Beim Erfolg in der Fotografie geht es aber nicht um den persönlichen Geschmack, sondern einzig allein darum wie das Bild bei der Mehrheit der Betrachter ankommt.
In einer globalisierten Welt, in der die Menschen über ein Kommunikationsmedium miteinander verbunden sind, ist die Kategorie "Mehrheit der Betrachter" aus meiner Sicht doch recht bedeutungslos geworden.
Hält man sich vor Augen, dass geschätzt 2,5 Milliarden Menschen auf der Erde Zugang zum Web haben, berücksichtigt man hierbei die unterschiedlichsten soziokulturellen Einflüsse auf die Art der individuellen Wahrnehmung, bedenkt man zudem, dass wohl die Mehrzahl nicht nur Konsument sondern auch in irgendeiner Form inzwischen "Fotograf" sein dürfte, wird einem aus meiner Sicht das "klein-klein" der Diskussion hier doch recht schnell deutlich.

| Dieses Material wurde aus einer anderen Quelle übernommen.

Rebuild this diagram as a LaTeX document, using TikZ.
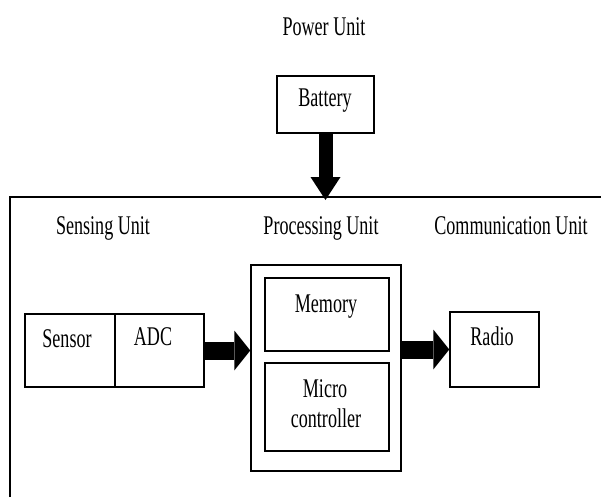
\documentclass[tikz,border=0pt]{standalone}
\usepackage{fontspec}
\setmainfont[FakeStretch=0.67]{Liberation Serif}
\usetikzlibrary{arrows.meta}
\begin{document}
\begin{tikzpicture}[x=1pt,y=-1pt,
  box/.style={draw,line width=1.5pt,rectangle,inner sep=0pt},
  lbl/.style={anchor=base,inner sep=0pt,font=\fontsize{27}{30}\selectfont},
  hblock/.style={line width=18pt,-{Triangle[length=16pt,width=40pt,line width=0pt]}},
  vblock/.style={line width=14pt,-{Triangle[length=23pt,width=30pt,line width=0pt]}}]
\useasboundingbox (0,0) rectangle (601,497);
% outer frame
\coordinate (fl) at (10,497);
\coordinate (ftop) at (10,197);
\coordinate (fr) at (601,197);
\coordinate (atip) at (10,200);
\draw[line width=1.5pt] (fl) -- (ftop) -- (fr);
% boxes
\node[box,minimum width=97pt,minimum height=57pt] (bat) at (325.5,104.5) {};
\node[box,minimum width=90pt,minimum height=73pt] (sen) at (70,350.5) {};
\node[box,minimum width=89pt,minimum height=73pt] (adc) at (159.5,350.5) {};
\node[box,minimum width=150pt,minimum height=206pt] (proc) at (326,368) {};
\node[box,minimum width=124pt,minimum height=73pt] (mem) at (327,314.5) {};
\node[box,minimum width=124pt,minimum height=88pt] (mic) at (327,407) {};
\node[box,minimum width=89pt,minimum height=75pt] (rad) at (494.5,349.5) {};
% texts
\node[lbl] (tpow) at (324,36) {Power Unit};
\node[lbl] (tbat) at (325,107) {Battery};
\node[lbl] (tsen) at (103,234) {Sensing Unit};
\node[lbl] (tproc) at (321,234) {Processing Unit};
\node[lbl] (tcom) at (511,234) {Communication Unit};
\node[lbl] (tsr) at (67,347) {Sensor};
\node[lbl] (tadc) at (153,345) {ADC};
\node[lbl] (tmem) at (326,312) {Memory};
\node[lbl] (tmic) at (325,397) {Micro};
\node[lbl] (tctl) at (326,427) {controller};
\node[lbl] (trad) at (492,345) {Radio};
% arrows
\draw[vblock] (bat.south) -- (bat.south |- atip);
\draw[hblock] (adc.east) -- (adc.east -| proc.west);
\draw[hblock] (proc.east |- rad.west) -- (rad.west);
\end{tikzpicture}
\end{document}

Schon der Satz: "Übertriebene Nachbearbeitung mittlerweile Standard?" sagt doch mehr über das was wir zu wissen und zu kennen glauben aus, als über die tatsächlichen Gegebenheiten. Ist es nicht vielmehr so, dass in Deutschland und weltweit die weitaus größte Anzahl der Fotografien "unbearbeitet" aus einer Smart Phone Cam stammen?
Selbst subjektive Erfahrungen kommen kaum ohne Typisierung aus. Nach meiner Erfahrung liebt der Ami es buntig, der Russe kitschig und der Deutsche ist sehr sophistisch und wird schnell grundsätzlich.
Ein nicht unerheblicher Anteil des Erfolges von Gursky, dessen Bilder übrigens alle auf digitalem Composing beruhen, nach der Meinung vieler hier also gar keine Fotografien sind, liegt darin begründet, dass er Anfang der 80er der "reinen" Fotografie der neuen deutschen Sachlichkeit von Bernd und Hilla abgeschworen und verstanden hat, dass die New Yorker Yuppies für die riesigen Wände ihrer Lofts wirklich großformatige Fotografien brauchen, die aus jedem Betrachtungsabstand ihre Wirkung entfalten.
In Deutschland wiederum begegne ich nach wie vor regelmäßig Kuratoren und Galeristen, für die Fotografie als Kunstform entweder nicht existent oder höchstens als klein- bis mittelformatige S/W-Abzüge ihre Berechtigung hat.
Meine griechischen Freunde würden hingegen die ganze Diskussion hier nicht einmal im Ansatz verstehen.
Und so bleibt es strittig, kann es nur strittig sein, was denn überhaupt eine "übertriebene" Nachbearbeitung ist. Auch der subjektive Eindruck, dass "übertriebene Nachbearbeitung" mittlerweile Standard ist, bleibt am Ende nur eine Aussage darüber, welcher kleine Teil der globalen Fotografie-Szene als Grundlage für die Aussage gerade unter Beobachtung steht.